Saturday, September 15, 2018

John's Elect Lady Is a Pastor?

Scott McKnight posted a blog entry by Alexandra Greenley that argues that John's elect lady is a pastor. Let's explore the reasons why this is the worst possible interpretation of this phrase given what we know about 2 John's context.

1. The woman is never called a pastor or elder, or talked about as one performing the job of a pastor/elder.

2. Johannine theology sees the church as a woman who is elected by God. The phrase likely refers to the church to which he is writing, and the children the individual members of the church. Evidence of this is the fact that he ends the letter by saying that the "children of your elect sister greet you" (v. 13), referring to the church at which he resides currently.
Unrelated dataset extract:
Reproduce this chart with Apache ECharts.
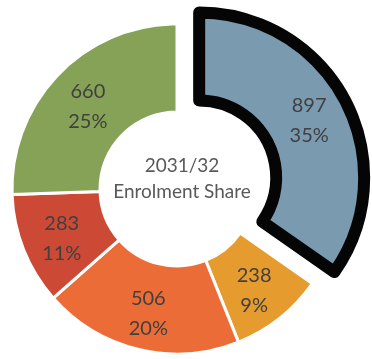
<!DOCTYPE html>
<html>
<head>
<meta charset="utf-8">
<style>
  html, body { margin: 0; padding: 0; background: #ffffff; }
  #chart { width: 372px; height: 359px; }
</style>
<script src="https://cdn.jsdelivr.net/npm/echarts@6/dist/echarts.min.js"></script>
</head>
<body>
<div id="chart"></div>
<script>
// Enrolment by group, listed clockwise from 12 o'clock
const groups = ['Group A', 'Group B', 'Group C', 'Group D', 'Group E'];
const enrolment = [897, 238, 506, 283, 660];
const sliceColors = ['#7a9ab0', '#e59b2e', '#eb6c36', '#cc4a35', '#85a256'];
const highlighted = 0; // slice pulled out and outlined
const centerLines = ['2031/32', 'Enrolment Share'];

const FONT = 'Lato, "Open Sans", sans-serif';

const chart = echarts.init(document.getElementById('chart'), null, { renderer: 'canvas' });

const outline = { borderColor: '#050505', borderWidth: 12, borderJoin: 'round' };

const data = enrolment.map((v, i) => {
  const item = {
    name: groups[i],
    value: v,
    itemStyle: { color: sliceColors[i] }
  };
  if (i === highlighted) {
    item.selected = true;
    item.itemStyle = Object.assign({ color: sliceColors[i] }, outline);
    item.select = { itemStyle: Object.assign({ color: sliceColors[i] }, outline) };
  }
  return item;
});

chart.setOption({
  animation: false,
  backgroundColor: '#ffffff',
  graphic: [{
    type: 'text',
    x: 182,
    y: 179,
    z: 100,
    style: {
      text: centerLines.join('\n'),
      x: 0, y: 0,
      align: 'center',
      verticalAlign: 'middle',
      fontFamily: FONT,
      fontSize: 19,
      lineHeight: 26,
      fill: '#595959'
    }
  }],
  series: [{
    type: 'pie',
    center: [177, 189],
    radius: [77, 165],
    startAngle: 90,
    clockwise: true,
    selectedMode: 'single',
    selectedOffset: 25,
    avoidLabelOverlap: false,
    itemStyle: {
      borderColor: '#ffffff',
      borderWidth: 3
    },
    emphasis: { disabled: true },
    label: {
      show: true,
      position: 'inside',
      formatter: '{c}\n{d}%',
      fontFamily: FONT,
      fontSize: 20,
      lineHeight: 30,
      offset: [0, 4],
      color: '#404040'
    },
    percentPrecision: 0,
    labelLine: { show: false },
    data: data
  }]
});
</script>
</body>
</html>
3. All evidence points to the fact that there were multiple elders in the earliest church, not one single pastor, so it makes little sense for John to be writing to one and not acknowledging the others.

4. One must believe that the Bible is errant, and that John contradicts the Pauline prohibition concerning women in authoritative and teaching roles over men.

5. John moves in and out of the singular and plural even though he is talking to the same lady and her children throughout, evidencing that he is really addressing a group of people, and not one pastor/elder.

6. He also doesn't name her, which would be hightly unusual for an epistle addressed to an actual person. The personal address is to make sure the letter gets to the right place, but is also commonstance. John employs it in the very next letter we have from him when writing to Gaius (3 John 1:1). The absence likely indicates that the term kyria "lady" is being used metaphorically.

In Greenley's interpretation, one must suppose that this is a literal woman by ingnoring all of the above, and then supplying the word "pastor" as the meaning of the word "elect" and proper referent of the children as spiritual children over which she resides. In other words, speculation trumps what is there in her interpretation, and thus, it is the worst possible interpretation to take out of these two offered.

I will agree with Greenley in her comments that this is some of the best evidence we have of women in leadership in the time of the New Testament--which is to say that there is none.